Goal: The lines to extract run from the first line of the material below to the line containing "return inputSNR.map((x, i)", both included; leave the pictures behind.

Supplied information:
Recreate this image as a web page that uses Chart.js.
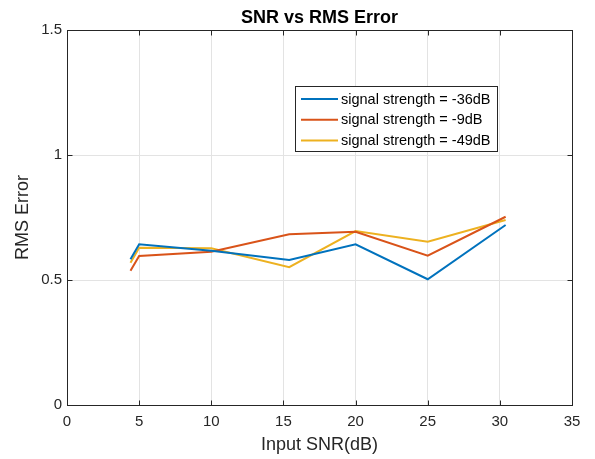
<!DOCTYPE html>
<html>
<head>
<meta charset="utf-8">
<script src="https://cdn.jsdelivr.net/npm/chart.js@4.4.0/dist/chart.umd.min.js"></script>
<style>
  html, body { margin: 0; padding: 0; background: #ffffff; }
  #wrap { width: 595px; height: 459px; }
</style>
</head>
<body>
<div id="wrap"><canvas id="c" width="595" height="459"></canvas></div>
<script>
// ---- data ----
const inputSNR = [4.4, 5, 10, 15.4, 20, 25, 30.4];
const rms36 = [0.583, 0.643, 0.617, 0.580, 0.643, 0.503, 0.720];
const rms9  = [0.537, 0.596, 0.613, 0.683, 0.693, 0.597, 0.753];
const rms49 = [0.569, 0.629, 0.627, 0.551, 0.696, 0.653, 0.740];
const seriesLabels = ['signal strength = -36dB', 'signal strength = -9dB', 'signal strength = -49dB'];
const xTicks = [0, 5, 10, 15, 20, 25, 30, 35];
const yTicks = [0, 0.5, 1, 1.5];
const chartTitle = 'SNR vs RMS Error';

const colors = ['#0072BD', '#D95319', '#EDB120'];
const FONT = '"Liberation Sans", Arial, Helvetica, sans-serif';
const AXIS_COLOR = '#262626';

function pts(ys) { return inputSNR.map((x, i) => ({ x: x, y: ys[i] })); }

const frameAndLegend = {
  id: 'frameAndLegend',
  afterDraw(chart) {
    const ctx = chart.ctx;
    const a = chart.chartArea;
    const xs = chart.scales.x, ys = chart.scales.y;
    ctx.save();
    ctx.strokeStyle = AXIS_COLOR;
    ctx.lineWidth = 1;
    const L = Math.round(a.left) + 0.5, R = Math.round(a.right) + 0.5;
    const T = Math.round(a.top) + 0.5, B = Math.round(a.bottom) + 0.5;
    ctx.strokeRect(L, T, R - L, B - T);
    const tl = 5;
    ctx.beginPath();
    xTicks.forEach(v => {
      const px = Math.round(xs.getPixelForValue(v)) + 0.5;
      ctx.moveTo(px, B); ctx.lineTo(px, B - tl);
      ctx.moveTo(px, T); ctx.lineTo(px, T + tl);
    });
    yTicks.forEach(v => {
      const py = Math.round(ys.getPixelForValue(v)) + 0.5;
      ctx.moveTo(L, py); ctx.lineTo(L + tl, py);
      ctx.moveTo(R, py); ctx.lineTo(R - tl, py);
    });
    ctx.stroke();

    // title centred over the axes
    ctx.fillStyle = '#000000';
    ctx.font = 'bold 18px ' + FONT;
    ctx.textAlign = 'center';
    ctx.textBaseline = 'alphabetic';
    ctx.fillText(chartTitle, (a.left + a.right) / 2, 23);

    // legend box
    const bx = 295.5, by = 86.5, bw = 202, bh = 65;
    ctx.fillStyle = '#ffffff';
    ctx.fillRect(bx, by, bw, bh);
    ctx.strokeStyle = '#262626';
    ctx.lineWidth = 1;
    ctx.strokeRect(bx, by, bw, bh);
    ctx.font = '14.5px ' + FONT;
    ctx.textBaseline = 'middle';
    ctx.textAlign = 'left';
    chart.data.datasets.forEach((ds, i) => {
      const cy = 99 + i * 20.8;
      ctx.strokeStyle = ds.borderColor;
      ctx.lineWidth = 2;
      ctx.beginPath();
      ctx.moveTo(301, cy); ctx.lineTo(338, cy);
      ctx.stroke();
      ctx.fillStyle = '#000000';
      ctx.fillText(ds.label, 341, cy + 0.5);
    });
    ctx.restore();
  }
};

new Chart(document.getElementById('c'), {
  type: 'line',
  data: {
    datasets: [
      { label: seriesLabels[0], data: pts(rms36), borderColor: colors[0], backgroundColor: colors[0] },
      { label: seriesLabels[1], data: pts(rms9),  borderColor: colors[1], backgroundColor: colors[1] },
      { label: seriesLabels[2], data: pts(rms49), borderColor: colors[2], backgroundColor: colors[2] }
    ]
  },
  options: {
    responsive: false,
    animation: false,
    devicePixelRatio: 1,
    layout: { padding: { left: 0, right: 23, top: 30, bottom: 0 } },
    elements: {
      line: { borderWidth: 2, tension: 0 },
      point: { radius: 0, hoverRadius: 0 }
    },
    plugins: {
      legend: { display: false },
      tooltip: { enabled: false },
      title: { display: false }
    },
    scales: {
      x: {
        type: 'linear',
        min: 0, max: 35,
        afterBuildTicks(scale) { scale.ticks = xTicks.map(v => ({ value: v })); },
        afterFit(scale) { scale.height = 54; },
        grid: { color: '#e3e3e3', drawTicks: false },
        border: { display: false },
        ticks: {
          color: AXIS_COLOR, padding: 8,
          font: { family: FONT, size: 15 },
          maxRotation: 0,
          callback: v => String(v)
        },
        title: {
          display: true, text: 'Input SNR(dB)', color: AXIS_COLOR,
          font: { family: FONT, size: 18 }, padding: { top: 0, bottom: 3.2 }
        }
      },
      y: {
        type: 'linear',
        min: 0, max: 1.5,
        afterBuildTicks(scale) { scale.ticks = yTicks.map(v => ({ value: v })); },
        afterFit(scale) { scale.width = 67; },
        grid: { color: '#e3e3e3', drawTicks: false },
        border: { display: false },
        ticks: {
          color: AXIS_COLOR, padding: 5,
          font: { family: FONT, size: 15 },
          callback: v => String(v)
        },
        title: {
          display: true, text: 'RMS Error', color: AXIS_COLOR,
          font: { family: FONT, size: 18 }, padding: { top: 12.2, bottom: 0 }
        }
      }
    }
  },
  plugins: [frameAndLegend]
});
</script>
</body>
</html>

The response:
Recreate this image as a web page that uses Chart.js.
<!DOCTYPE html>
<html>
<head>
<meta charset="utf-8">
<script src="https://cdn.jsdelivr.net/npm/chart.js@4.4.0/dist/chart.umd.min.js"></script>
<style>
  html, body { margin: 0; padding: 0; background: #ffffff; }
  #wrap { width: 595px; height: 459px; }
</style>
</head>
<body>
<div id="wrap"><canvas id="c" width="595" height="459"></canvas></div>
<script>
// ---- data ----
const inputSNR = [4.4, 5, 10, 15.4, 20, 25, 30.4];
const rms36 = [0.583, 0.643, 0.617, 0.580, 0.643, 0.503, 0.720];
const rms9  = [0.537, 0.596, 0.613, 0.683, 0.693, 0.597, 0.753];
const rms49 = [0.569, 0.629, 0.627, 0.551, 0.696, 0.653, 0.740];
const seriesLabels = ['signal strength = -36dB', 'signal strength = -9dB', 'signal strength = -49dB'];
const xTicks = [0, 5, 10, 15, 20, 25, 30, 35];
const yTicks = [0, 0.5, 1, 1.5];
const chartTitle = 'SNR vs RMS Error';

const colors = ['#0072BD', '#D95319', '#EDB120'];
const FONT = '"Liberation Sans", Arial, Helvetica, sans-serif';
const AXIS_COLOR = '#262626';

function pts(ys) { return inputSNR.map((x, i) => ({ x: x, y: ys[i] })); }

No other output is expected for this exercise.